I think I understand:

I thought about trees:

Tree leaves (leaves from a tree)

Trees leaves (same but from more than one variety of tree)

Same logic for water:

Water edge (an edge that happens to be of a body of water)

Waters edge (same but of more than one body of water)


I'd add that "waters" doesn't need to mean more than one body of water. It can be used somewhat poetically to refer to water in a single body. First example I could find: https://biblehub.com/joshua/3-8.htm


In tree leaves, it could be leaves from a single tree or multiple trees. Hence, you can't pluralize tree into trees leaves, tree isn't allowed to recieve a plural there. If you write it as tree's leaves, then tree is singular, and the form is possessive (whereas before it served to disambiguate from, say, leaves of a book). Then you can also pluralize tree to trees' leaves, and now it's leaves from multiple trees.


Would the same logic also invalidate ‘waters edge’?


> Tree leaves (leaves from a tree)

or it could be the single tree is vacating the area

> Trees leaves (same but from more than one variety of tree)
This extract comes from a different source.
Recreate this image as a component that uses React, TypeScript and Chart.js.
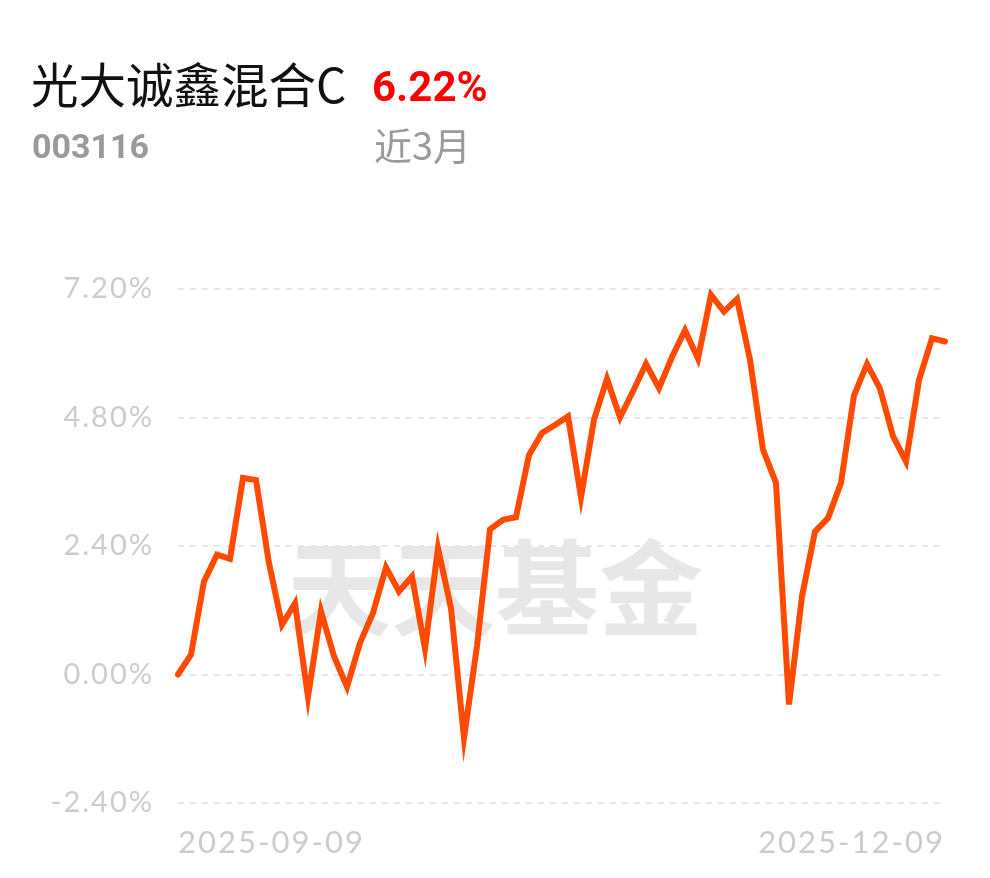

or multiple trees are vacating the area

we could equally turn edge into a verb as well. so now we have a whole other meaning outside of an apostrophe


Hadn't even considered that. I think that confirms "waters edge" can be grammatically correct. (random example: "as rain falls, flood waters edge closer")


Hmm, it seems like water can be plural or singular purely depending on the author's preference. I didn't realize that until now.


Yeah, that could totally be by design. For example,the book "Rainbows End" is not "Rainbow's End" specifically because the meaning of the first is intended, not the second.


Though when it comes up in the book it's clear that it was a mistake (or a cruel joke) in that context.


In the book's context. But in the meta-context of why it's in the book, the author's intent is to fool you into thinking it's a mistake, when it actually isn't. Specifically, it's supposed to suggest the technological singularity not being a pot of gold but the death of history (and possibly humanity).